#### PROVIDED MATERIAL

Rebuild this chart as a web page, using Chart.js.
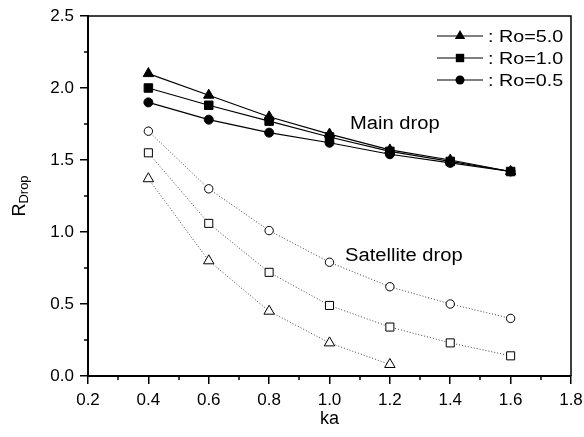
<!DOCTYPE html>
<html>
<head>
<meta charset="utf-8">
<script src="https://cdn.jsdelivr.net/npm/chart.js@4"></script>
<style>
  html, body { margin: 0; padding: 0; background: #fff; }
  #wrap { width: 584px; height: 437px; }
</style>
</head>
<body>
<div id="wrap"><canvas id="myChart" width="584" height="437"></canvas></div>
<script>
// ka values shared by all curves
const ka = [0.4, 0.6, 0.8, 1.0, 1.2, 1.4, 1.6];

// main drop radius
const mainRo50 = [2.10, 1.95, 1.80, 1.68, 1.57, 1.50, 1.42];
const mainRo10 = [2.00, 1.88, 1.77, 1.66, 1.56, 1.49, 1.42];
const mainRo05 = [1.90, 1.78, 1.69, 1.62, 1.54, 1.48, 1.42];

// satellite drop radius (Ro=5.0 stops at ka=1.2)
const satRo50 = [1.37, 0.80, 0.45, 0.23, 0.08];
const satRo10 = [1.55, 1.06, 0.72, 0.49, 0.34, 0.23, 0.14];
const satRo05 = [1.70, 1.30, 1.01, 0.79, 0.62, 0.50, 0.40];

const legendLabels = [': Ro=5.0', ': Ro=1.0', ': Ro=0.5'];
const xTicks = [0.2, 0.4, 0.6, 0.8, 1.0, 1.2, 1.4, 1.6, 1.8];
const yTicks = [0.0, 0.5, 1.0, 1.5, 2.0, 2.5];

const FONT = '"Liberation Sans", Arial, sans-serif';

function pts(ys) {
    return ys.map((y, i) => ({ x: ka[i], y: y }));
}

function mainSet(ys, style, r) {
    return {
        data: pts(ys), pointStyle: style, pointRadius: r,
        borderColor: '#000', borderWidth: 1.2,
        pointBackgroundColor: '#000', pointBorderColor: '#000', pointBorderWidth: 1
    };
}
function satSet(ys, style, r) {
    return {
        data: pts(ys), pointStyle: style, pointRadius: r,
        borderColor: '#444', borderWidth: 1, borderDash: [1, 2],
        pointBackgroundColor: '#fff', pointBorderColor: '#000', pointBorderWidth: 1
    };
}

// marker for the hand-made legend
function marker(ctx, style, x, y) {
    ctx.beginPath();
    if (style === 'triangle') {
        const r = 6;
        ctx.moveTo(x, y - r);
        ctx.lineTo(x + r * 0.866, y + r / 2);
        ctx.lineTo(x - r * 0.866, y + r / 2);
        ctx.closePath();
    } else if (style === 'rect') {
        ctx.rect(x - 4.2, y - 4.2, 8.4, 8.4);
    } else {
        ctx.arc(x, y, 4.5, 0, Math.PI * 2);
    }
    ctx.fill();
}

const decor = {
    id: 'decor',
    afterDraw(chart) {
        const ctx = chart.ctx;
        const a = chart.chartArea;
        const xs = chart.scales.x, ys = chart.scales.y;
        ctx.save();
        ctx.strokeStyle = '#000';
        ctx.fillStyle = '#000';

        // top and right frame
        ctx.lineWidth = 1.5;
        ctx.beginPath();
        ctx.moveTo(a.left, a.top); ctx.lineTo(a.right, a.top); ctx.lineTo(a.right, a.bottom);
        ctx.stroke();

        // minor ticks
        ctx.lineWidth = 1.5;
        ctx.beginPath();
        for (let v = 0.3; v < 1.8; v += 0.2) {
            const px = Math.round(xs.getPixelForValue(v));
            ctx.moveTo(px, a.bottom); ctx.lineTo(px, a.bottom + 4);
        }
        for (let v = 0.25; v < 2.5; v += 0.5) {
            const py = Math.round(ys.getPixelForValue(v));
            ctx.moveTo(a.left, py); ctx.lineTo(a.left - 4, py);
        }
        ctx.stroke();

        // annotations
        ctx.textBaseline = 'alphabetic';
        ctx.textAlign = 'left';
        ctx.font = '18px ' + FONT;
        ctx.save(); ctx.translate(350, 129); ctx.scale(1.12, 1);
        ctx.fillText('Main drop', 0, 0); ctx.restore();
        ctx.save(); ctx.translate(345, 261); ctx.scale(1.12, 1);
        ctx.fillText('Satellite drop', 0, 0); ctx.restore();

        // legend
        const styles = ['triangle', 'rect', 'circle'];
        const rows = [36, 58, 80];
        ctx.lineWidth = 1.2;
        ctx.font = '17px ' + FONT;
        ctx.textBaseline = 'middle';
        styles.forEach((s, i) => {
            const y = rows[i];
            ctx.beginPath(); ctx.moveTo(437, y); ctx.lineTo(483, y); ctx.stroke();
            marker(ctx, s, 460, y);
            ctx.save(); ctx.translate(488, y + 1); ctx.scale(1.16, 1);
            ctx.fillText(legendLabels[i], 0, 0); ctx.restore();
        });

        // axis titles
        ctx.textAlign = 'center';
        ctx.textBaseline = 'alphabetic';
        ctx.font = '18px ' + FONT;
        ctx.fillText('ka', (a.left + a.right) / 2, 424);

        ctx.save();
        ctx.translate(25, 196);
        ctx.rotate(-Math.PI / 2);
        ctx.textAlign = 'left';
        ctx.font = '18px ' + FONT;
        const wR = ctx.measureText('R').width;
        ctx.font = '13px ' + FONT;
        const wD = ctx.measureText('Drop').width;
        const x0 = -(wR + wD) / 2;
        ctx.font = '18px ' + FONT;
        ctx.fillText('R', x0, 0);
        ctx.font = '13px ' + FONT;
        ctx.fillText('Drop', x0 + wR, 3);
        ctx.restore();

        ctx.restore();
    }
};

const ctx = document.getElementById('myChart');
const myChart = new Chart(ctx, {
    type: 'line',
    data: {
        datasets: [
            mainSet(mainRo50, 'triangle', 6),
            mainSet(mainRo10, 'rect', 6),
            mainSet(mainRo05, 'circle', 4.5),
            satSet(satRo50, 'triangle', 6),
            satSet(satRo10, 'rect', 5.7),
            satSet(satRo05, 'circle', 4.2)
        ]
    },
    options: {
        responsive: false,
        animation: false,
        events: [],
        layout: { padding: { top: 16, right: 13, left: 0, bottom: 0 } },
        plugins: { legend: { display: false }, tooltip: { enabled: false } },
        scales: {
            x: {
                type: 'linear', min: 0.2, max: 1.8,
                afterFit(s) { s.height = 61; s.paddingLeft = 0; s.paddingRight = 0; },
                afterBuildTicks(s) { s.ticks = xTicks.map(v => ({ value: v })); },
                border: { display: true, color: '#000', width: 2 },
                grid: { drawOnChartArea: false, tickLength: 8, color: '#000', lineWidth: 1.5 },
                ticks: {
                    color: '#000', padding: 6, maxRotation: 0,
                    font: { family: FONT, size: 17 },
                    callback: v => v.toFixed(1)
                }
            },
            y: {
                min: 0, max: 2.5,
                afterFit(s) { s.width = 88; s.paddingTop = 0; s.paddingBottom = 0; },
                afterBuildTicks(s) { s.ticks = yTicks.map(v => ({ value: v })); },
                border: { display: true, color: '#000', width: 2 },
                grid: { drawOnChartArea: false, tickLength: 8, color: '#000', lineWidth: 1.5 },
                ticks: {
                    color: '#000', padding: 6,
                    font: { family: FONT, size: 17 },
                    callback: v => v.toFixed(1)
                }
            }
        }
    },
    plugins: [decor]
});
</script>
</body>
</html>
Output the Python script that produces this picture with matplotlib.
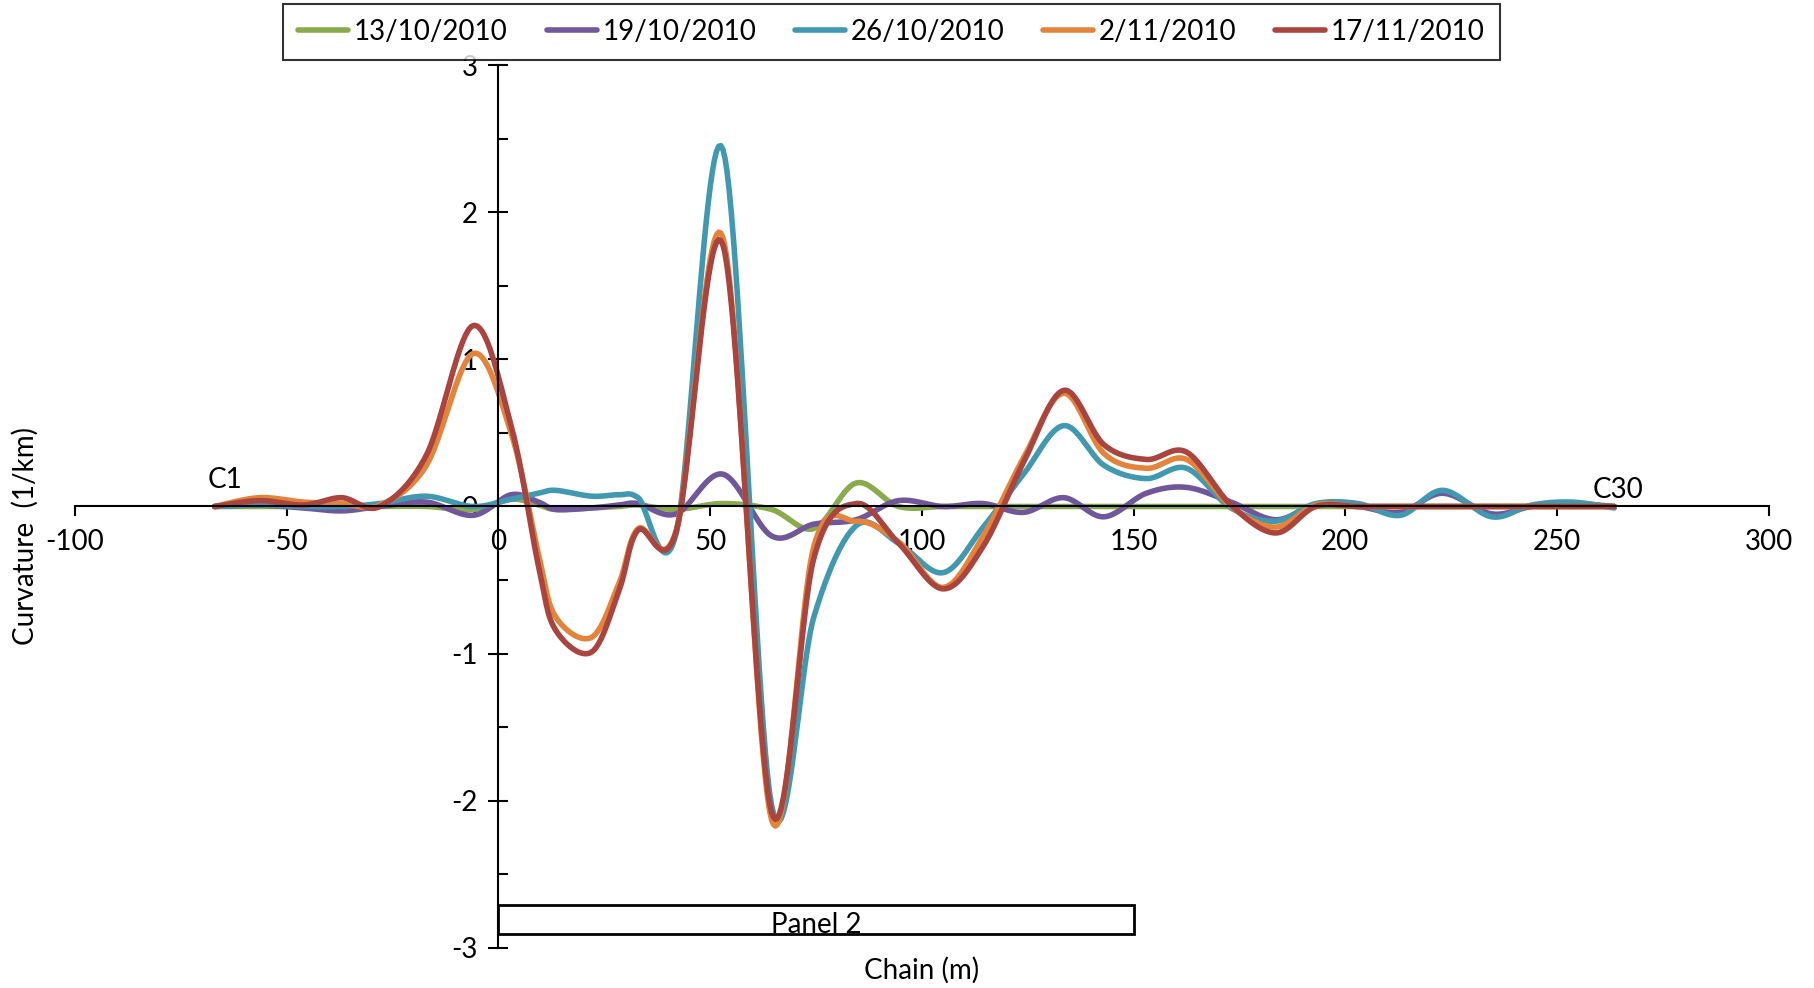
import matplotlib
matplotlib.use("Agg")
import matplotlib.pyplot as plt
import numpy as np
from matplotlib.patches import Rectangle
from matplotlib.ticker import MultipleLocator, FuncFormatter

plt.rcParams["font.family"] = ["Lato", "DejaVu Sans"]

# chainage of the readings (m)
chain = [-67, -56.5, -46, -37, -28, -17, -6, 3, 9.5, 13.5, 22, 28.5, 33, 42, 53, 64.5, 74.5,
         84.5, 94.5, 105, 114.5, 124, 133.5, 143, 153, 162.5, 173, 183.5, 193,
         203, 213, 223, 234.5, 244, 253.5, 263.5]

# curvature (1/km) per survey date
curv_1310 = [0, 0, 0, 0, 0, 0, -0.02, 0.05, 0.01, -0.02, -0.01, 0, 0.01, -0.02, 0.02, -0.02, -0.15,
             0.16, 0.0, 0, 0, 0, 0, 0, 0, 0, 0, 0, 0,
             0, 0, 0, 0, 0, 0, 0]
curv_1910 = [0, 0.01, -0.01, -0.03, 0, 0.03, -0.06, 0.08, 0.03, -0.02, -0.01, 0.01, 0.02, -0.05, 0.22, -0.2, -0.12,
             -0.09, 0.04, 0, 0.02, -0.04, 0.06, -0.07, 0.09, 0.13, 0.03, -0.09, 0.01,
             0, -0.04, 0.09, -0.05, 0, 0.02, 0]
curv_2610 = [0, 0.01, 0, 0, 0.02, 0.07, 0, 0.05, 0.09, 0.11, 0.07, 0.08, 0.06, -0.18, 2.43, -2.03, -0.75,
             -0.13, -0.25, -0.45, -0.14, 0.22, 0.55, 0.28, 0.19, 0.26, -0.01, -0.1, 0.02,
             0.02, -0.06, 0.11, -0.07, 0.01, 0.03, -0.01]
curv_0211 = [0, 0.06, 0.03, 0.02, 0.01, 0.28, 1.04, 0.5, -0.33, -0.75, -0.89, -0.52, -0.15, -0.16, 1.83, -2.13, -0.27,
             -0.1, -0.24, -0.55, -0.2, 0.33, 0.77, 0.36, 0.26, 0.32, 0, -0.14, 0.01,
             0, 0, 0, 0, 0, 0, 0]
curv_1711 = [0, 0.04, 0.01, 0.06, 0, 0.35, 1.23, 0.55, -0.41, -0.84, -0.99, -0.57, -0.16, -0.17, 1.78, -2.08, -0.35,
             0.02, -0.25, -0.56, -0.27, 0.3, 0.79, 0.42, 0.32, 0.37, 0.01, -0.18, 0,
             0, 0, 0, 0, 0, 0, 0]

dates = ["13/10/2010", "19/10/2010", "26/10/2010", "2/11/2010", "17/11/2010"]
series = [curv_1310, curv_1910, curv_2610, curv_0211, curv_1711]
colors = ["#8AAB4C", "#70579A", "#4199B1", "#E3843A", "#A9443F"]


def smooth(xs, ys, n=24):
    # Excel-like smoothed line: cubic bezier through the points
    p = np.column_stack([xs, ys]).astype(float)
    p = np.vstack([p[0], p, p[-1]])
    t = np.linspace(0, 1, n)[:, None]
    out = []
    for i in range(1, len(p) - 2):
        p0, p1, p2, p3 = p[i - 1], p[i], p[i + 1], p[i + 2]
        c1 = p1 + (p2 - p0) / 6
        c2 = p2 - (p3 - p1) / 6
        seg = (1 - t) ** 3 * p1 + 3 * (1 - t) ** 2 * t * c1 + 3 * (1 - t) * t ** 2 * c2 + t ** 3 * p2
        out.append(seg if i == 1 else seg[1:])
    out = np.vstack(out)
    return out[:, 0], out[:, 1]


fig = plt.figure(figsize=(18.14, 9.88), dpi=100)
ax = fig.add_axes([0.0413, 0.0409, 0.9338, 0.8929])

for vals, col, lab in zip(series, colors, dates):
    sx, sy = smooth(chain, vals)
    ax.plot(sx, sy, color=col, lw=4.0, label=lab, solid_capstyle="round")

ax.set_xlim(-100, 300)
ax.set_ylim(-3, 3)
for s in ("top", "right"):
    ax.spines[s].set_visible(False)
ax.spines["left"].set_position(("data", 0))
ax.spines["bottom"].set_position(("data", 0))
ax.spines["left"].set_linewidth(1.5)
ax.spines["bottom"].set_linewidth(1.5)

ax.xaxis.set_major_locator(MultipleLocator(50))
ax.yaxis.set_major_locator(MultipleLocator(1))
ax.yaxis.set_minor_locator(MultipleLocator(0.5))
ax.tick_params(axis="x", direction="out", length=7, width=1.5, labelsize=20, pad=9)
ax.tick_params(axis="y", which="major", direction="inout", length=14, width=1.5, labelsize=20, pad=8)
ax.tick_params(axis="y", which="minor", direction="in", length=7, width=1.5)
ax.xaxis.set_major_formatter(FuncFormatter(lambda v, _: f"{v:g}"))
ax.yaxis.set_major_formatter(FuncFormatter(lambda v, _: f"{v:g}"))

# panel 2 bar
ax.add_patch(Rectangle((0, -2.91), 150, 0.2, facecolor="white", edgecolor="black", lw=2, zorder=3))
ax.text(75, -2.935, "Panel 2", ha="center", va="bottom", fontsize=20, zorder=4)

ax.text(-64.5, 0.18, "C1", ha="center", va="center", fontsize=20)
ax.text(264.5, 0.115, "C30", ha="center", va="center", fontsize=20)

fig.text(922 / 1814, 1 - 970 / 988, "Chain (m)", ha="center", va="center", fontsize=20)
fig.text(25 / 1814, 1 - 536 / 988, "Curvature  (1/km)", ha="center", va="center",
         rotation=90, fontsize=20)

leg = fig.legend(loc="center", bbox_to_anchor=(0.4915, 0.9676), ncol=5, fontsize=20,
                 frameon=True, fancybox=False, edgecolor="black", handlelength=1.8,
                 handletextpad=0.2, columnspacing=1.4, borderpad=0.55)
leg.get_frame().set_linewidth(1.5)

fig.savefig("out.png", dpi=100, facecolor="white")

#### STATED GOAL
Copy nothing but the lines above that run from the one with "Output the Python" to the one with "203, 213, 223, 234.5, 244, 253.5, 263.5]", ends included; pictures stay out.

#### OUTPUT BELOW
Output the Python script that produces this picture with matplotlib.
import matplotlib
matplotlib.use("Agg")
import matplotlib.pyplot as plt
import numpy as np
from matplotlib.patches import Rectangle
from matplotlib.ticker import MultipleLocator, FuncFormatter

plt.rcParams["font.family"] = ["Lato", "DejaVu Sans"]

# chainage of the readings (m)
chain = [-67, -56.5, -46, -37, -28, -17, -6, 3, 9.5, 13.5, 22, 28.5, 33, 42, 53, 64.5, 74.5,
         84.5, 94.5, 105, 114.5, 124, 133.5, 143, 153, 162.5, 173, 183.5, 193,
         203, 213, 223, 234.5, 244, 253.5, 263.5]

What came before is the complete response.